Ce que nous venons de dire, que la rosée se convertit en gelée blanche sur la surface des corps terrestres, & non dans l'air, est reconnu de tous les Physiciens.

On a donc de la gelée blanche toutes les fois que les petites gouttes d'eau, dont la rosée couvre les corps solides par lesquels elle est attirée, trouvent sur la surface de ces corps un froid assez considérable pour ôter à ces gouttelettes leur liquidité, & les changer en autant de petits glaçons. Celles de ces différentes gouttes qui se sont formées les premières, sont aussi les premières à se geler. A celles-ci il en succède d'autres qui se glacent de même, & ainsi de suite. Toutes ces particules d'eau très déliées, & qui, comme nous venons de le dire, se sont glacées séparément, s'unissent en un corps rare & léger. (…)
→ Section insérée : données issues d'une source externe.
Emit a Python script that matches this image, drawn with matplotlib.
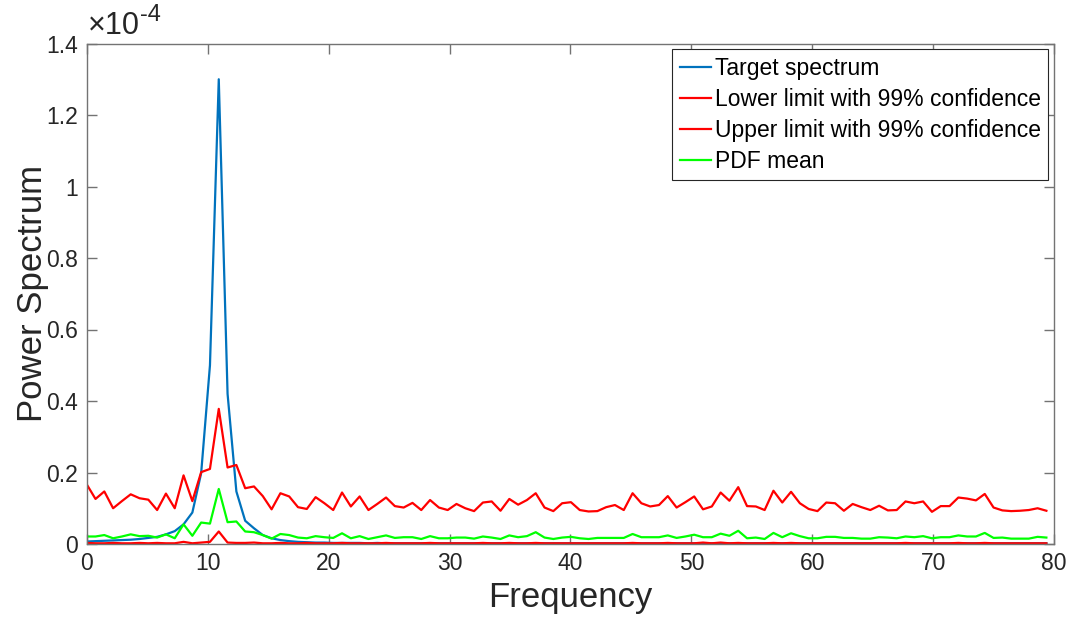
"""
Power spectrum of the target signal with 99% confidence limits and PDF mean
"""
import numpy as np
import matplotlib.pyplot as plt

# frequency grid (uniform bins)
n_bins = 110
df = 0.728

# all spectra in units of 1e-4
target = [0.007, 0.008, 0.009, 0.010, 0.011, 0.012, 0.014, 0.017, 0.020, 0.027,
          0.036, 0.055, 0.088, 0.198, 0.500, 1.300, 0.420, 0.147, 0.065, 0.044,
          0.025, 0.016, 0.011, 0.008, 0.006, 0.005, 0.004, 0.004, 0.003, 0.003,
          0.003, 0.003, 0.002, 0.003, 0.002, 0.002, 0.002, 0.002, 0.002, 0.002,
          0.002, 0.002, 0.002, 0.002, 0.002, 0.002, 0.002, 0.002, 0.002, 0.002,
          0.002, 0.002, 0.002, 0.002, 0.002, 0.002, 0.002, 0.002, 0.002, 0.002,
          0.002, 0.002, 0.002, 0.002, 0.002, 0.002, 0.002, 0.002, 0.002, 0.002,
          0.002, 0.002, 0.002, 0.002, 0.002, 0.002, 0.002, 0.002, 0.002, 0.002,
          0.002, 0.002, 0.002, 0.002, 0.002, 0.002, 0.002, 0.002, 0.002, 0.002,
          0.002, 0.002, 0.002, 0.002, 0.002, 0.002, 0.002, 0.002, 0.002, 0.002,
          0.002, 0.002, 0.002, 0.002, 0.002, 0.002, 0.002, 0.002, 0.002, 0.002]

lower = [0.003, 0.002, 0.002, 0.003, 0.002, 0.002, 0.003, 0.002, 0.003, 0.002,
         0.002, 0.006, 0.002, 0.004, 0.006, 0.035, 0.004, 0.003, 0.003, 0.004,
         0.002, 0.002, 0.003, 0.002, 0.002, 0.003, 0.002, 0.002, 0.002, 0.003,
         0.002, 0.002, 0.002, 0.002, 0.003, 0.002, 0.002, 0.002, 0.002, 0.003,
         0.002, 0.002, 0.002, 0.002, 0.002, 0.003, 0.002, 0.002, 0.003, 0.002,
         0.002, 0.003, 0.002, 0.002, 0.002, 0.002, 0.002, 0.002, 0.002, 0.002,
         0.002, 0.002, 0.003, 0.002, 0.002, 0.002, 0.003, 0.002, 0.002, 0.002,
         0.004, 0.002, 0.004, 0.002, 0.003, 0.002, 0.002, 0.002, 0.003, 0.002,
         0.003, 0.002, 0.002, 0.002, 0.002, 0.002, 0.002, 0.002, 0.002, 0.002,
         0.002, 0.002, 0.002, 0.003, 0.002, 0.002, 0.002, 0.002, 0.002, 0.003,
         0.002, 0.002, 0.003, 0.002, 0.002, 0.002, 0.002, 0.002, 0.002, 0.002]

upper = [0.167, 0.126, 0.147, 0.100, 0.120, 0.139, 0.128, 0.124, 0.095, 0.141,
         0.100, 0.192, 0.120, 0.201, 0.210, 0.378, 0.214, 0.221, 0.156, 0.161,
         0.134, 0.097, 0.142, 0.133, 0.103, 0.098, 0.131, 0.114, 0.095, 0.144,
         0.105, 0.133, 0.095, 0.112, 0.130, 0.106, 0.102, 0.115, 0.095, 0.123,
         0.102, 0.095, 0.112, 0.100, 0.092, 0.116, 0.119, 0.093, 0.126, 0.110,
         0.123, 0.142, 0.102, 0.092, 0.114, 0.117, 0.095, 0.091, 0.092, 0.103,
         0.109, 0.095, 0.142, 0.114, 0.105, 0.109, 0.134, 0.102, 0.117, 0.133,
         0.097, 0.105, 0.144, 0.121, 0.159, 0.106, 0.105, 0.095, 0.149, 0.116,
         0.146, 0.114, 0.098, 0.092, 0.116, 0.114, 0.093, 0.112, 0.103, 0.095,
         0.107, 0.094, 0.095, 0.119, 0.114, 0.119, 0.090, 0.106, 0.106, 0.130,
         0.127, 0.122, 0.140, 0.102, 0.094, 0.092, 0.093, 0.095, 0.100, 0.093]

pdf_mean = [0.021, 0.021, 0.025, 0.016, 0.021, 0.027, 0.022, 0.023, 0.018, 0.027,
            0.016, 0.055, 0.023, 0.060, 0.057, 0.154, 0.061, 0.063, 0.035, 0.033,
            0.025, 0.015, 0.028, 0.025, 0.018, 0.016, 0.022, 0.019, 0.017, 0.030,
            0.016, 0.022, 0.014, 0.019, 0.024, 0.017, 0.019, 0.019, 0.014, 0.022,
            0.016, 0.016, 0.018, 0.018, 0.015, 0.021, 0.018, 0.014, 0.024, 0.019,
            0.022, 0.033, 0.018, 0.014, 0.018, 0.020, 0.016, 0.014, 0.017, 0.017,
            0.017, 0.017, 0.028, 0.019, 0.019, 0.019, 0.024, 0.017, 0.021, 0.026,
            0.019, 0.019, 0.029, 0.023, 0.037, 0.016, 0.018, 0.014, 0.031, 0.019,
            0.030, 0.022, 0.016, 0.016, 0.020, 0.020, 0.017, 0.017, 0.015, 0.015,
            0.019, 0.018, 0.016, 0.021, 0.019, 0.022, 0.016, 0.019, 0.019, 0.024,
            0.021, 0.021, 0.031, 0.017, 0.018, 0.015, 0.015, 0.015, 0.020, 0.018]

labels = ['Target spectrum', 'Lower limit with 99% confidence',
          'Upper limit with 99% confidence', 'PDF mean']
colors = ['#0072BD', '#FF0000', '#FF0000', '#00FF00']


def main():
    plt.rcParams['font.family'] = ['Liberation Sans', 'DejaVu Sans']

    freq = np.arange(n_bins) * df

    fig = plt.figure(figsize=(10.73, 6.25), dpi=100)
    ax = fig.add_axes([0.0808, 0.1296, 0.9017, 0.8008])

    for series, label, color in zip([target, lower, upper, pdf_mean], labels, colors):
        ax.plot(freq, series, color=color, linewidth=1.6, label=label)

    ax.set_xlim(0, 80)
    ax.set_ylim(0, 1.4)
    ax.set_xticks(np.arange(0, 81, 10))
    ax.set_yticks(np.arange(0, 1.41, 0.2))
    ax.set_yticklabels(['%g' % round(v, 1) for v in np.arange(0, 1.41, 0.2)])

    for spine in ax.spines.values():
        spine.set_color('0.45')
        spine.set_linewidth(1.0)
    ax.tick_params(direction='in', length=7, width=1.0, color='0.45',
                   labelsize=16.5, labelcolor='#262626', top=True, right=True, pad=6)

    ax.set_xlabel('Frequency', fontsize=25, color='#262626', labelpad=4)
    ax.set_ylabel('Power Spectrum', fontsize=25, color='#262626', labelpad=-2)

    # MATLAB style exponent above the y axis
    base = ax.text(0.001, 1.004, '\u00d710', transform=ax.transAxes,
                   fontsize=22, color='#262626', ha='left', va='bottom')
    ax.annotate('-4', xy=(1.0, 0.88), xycoords=base, fontsize=17,
                color='#262626', ha='left', va='center')

    leg = ax.legend(loc='upper right', fontsize=16.5, fancybox=False,
                    edgecolor='#262626', framealpha=1, handlelength=1.35,
                    handletextpad=0.2, borderaxespad=0.25, borderpad=0.32,
                    labelspacing=0.35)
    leg.get_frame().set_linewidth(0.8)

    plt.savefig('out.png', dpi=100)
    plt.close()


if __name__ == '__main__':
    main()
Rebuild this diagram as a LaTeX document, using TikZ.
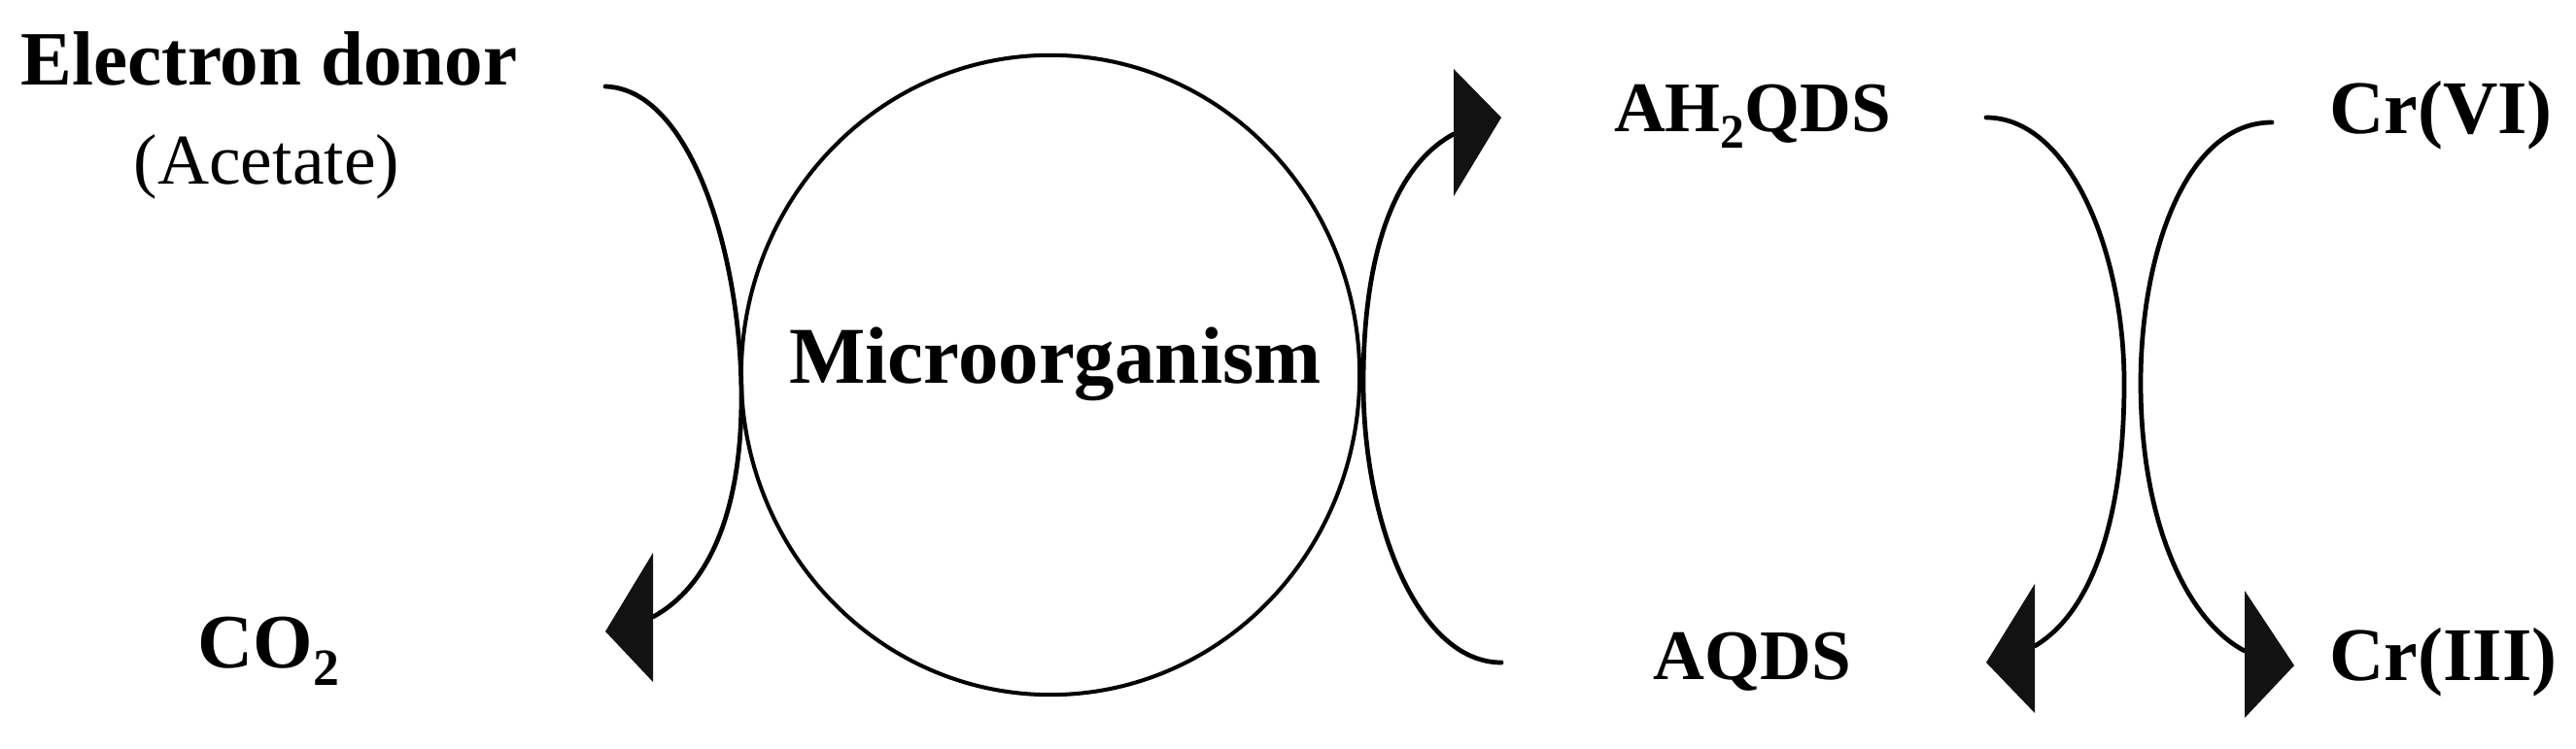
\documentclass[tikz,border=0pt]{standalone}
\usepackage{fontspec}
\usepackage{graphicx}
\setmainfont{Liberation Serif}
\usetikzlibrary{shapes.geometric}
\newcommand{\lowsub}[1]{\raisebox{-0.22em}{\scalebox{0.68}{#1}}}
\begin{document}
\begin{tikzpicture}[x=0.01cm,y=-0.01cm,
  lab/.style={anchor=base,inner sep=0pt,font=\bfseries\fontsize{#1}{#1}\selectfont},
  sublab/.style={anchor=base,inner sep=0pt,font=\fontsize{#1}{#1}\selectfont},
  flow/.style={line width=1.35pt,line cap=round},
  headfill/.style={fill=black!93}]
\useasboundingbox (0,0) rectangle (2651,771);

% labels
\node[lab=22.5] (donor) at (277,88) {Electron donor};
\node[sublab=20.9] (acetate) at (274.5,190) {(Acetate)};
\node[lab=22.5] (co2) at (276.5,688) {CO\lowsub{2}};
\node[lab=20.8] (ah2qds) at (1803.5,136) {AH\lowsub{2}QDS};
\node[lab=20.8] (aqds) at (1803.5,700) {AQDS};
\node[lab=22.2] (cr6) at (2512,138) {Cr(VI)};
\node[lab=22.2] (cr3) at (2514.5,701) {Cr(III)};

% microorganism
\node[draw,ellipse,line width=1.15pt,minimum width=6.36cm,minimum height=6.58cm,inner sep=0pt] (micro) at (1081,386) {};
\node[lab=23.6] (microlabel) at (1086,395) {Microorganism};

% arrow endpoints
\coordinate (a1s) at (623,89);
\coordinate (a1e) at (672,635);
\coordinate (a2s) at (1545,682);
\coordinate (a2e) at (1496,138);
\coordinate (a3s) at (2044,121);
\coordinate (a3e) at (2094,665);
\coordinate (a4s) at (2338,126);
\coordinate (a4e) at (2310,670);

% left arrow: electron donor -> CO2
\draw[flow] (a1s) .. controls (712,92) and (763,265) .. (763,409)
  .. controls (763,540) and (722,608) .. (a1e);
\fill[headfill] (672,569) -- (672,702) -- (623,650) -- cycle;

% middle arrow: AQDS -> AH2QDS
\draw[flow] (a2s) .. controls (1460,682) and (1403,540) .. (1403,394)
  .. controls (1403,250) and (1440,168) .. (a2e);
\fill[headfill] (1496,71) -- (1496,202) -- (1545,121) -- cycle;

% AH2QDS -> AQDS
\draw[flow] (a3s) .. controls (2130,121) and (2186,260) .. (2186,394)
  .. controls (2186,540) and (2150,632) .. (a3e);
\fill[headfill] (2094,601) -- (2094,734) -- (2044,682) -- cycle;

% Cr(VI) -> Cr(III)
\draw[flow] (a4s) .. controls (2250,126) and (2203,260) .. (2203,394)
  .. controls (2203,540) and (2252,640) .. (a4e);
\fill[headfill] (2310,608) -- (2310,739) -- (2361,685) -- cycle;
\end{tikzpicture}
\end{document}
La gelée blanche participe aux qualités souvent nuisibles de la rosée qui a servi à la former. De plus, par le froid qui l'accompagne, elle nuit à plusieurs plantes, surtout dans le printemps, où les parties de la fructification qui alors commencent à paraître dans la plupart des végétaux, sont fort tendres & fort délicates. Dans la même saison un soleil vif & ardent succède tout-à-coup à la grande froideur du matin ; & ce contraste, toutes proportions gardées, n'est pas moins nuisible que celui que forme en hiver un dégel considérable & prompt après une forte gelée. (…)

=Givre ou Frimat

Givre, ou Frimat, s. m. (Physique.) sorte de gelée blanche, qui en hiver, lorsque l'air est froid & humide tout ensemble, s'attache à différents corps, aux arbres, aux herbes, aux cheveux, &c. Le givre ou frimat ne diffère pas essentiellement de la gelée blanche proprement dite : ces deux congélations se ressemblent parfaitement, se forment de la même manière, & dépendent du même principe. Ce qui, dans l'usage, sert à les distinguer, c'est que le nom de gelée blanche n'est guère donné qu'à la rosée du matin congelée ; au lieu que ce qu'on appelle givre doit son origine non à la rosée du matin, mais à toutes les autres vapeurs aqueuses, quelles qu'elles soient, qui réunies sur la surface de certains corps en molécules sensibles, distinctes & fort déliées, y rencontrent un froid suffisant pour les glacer.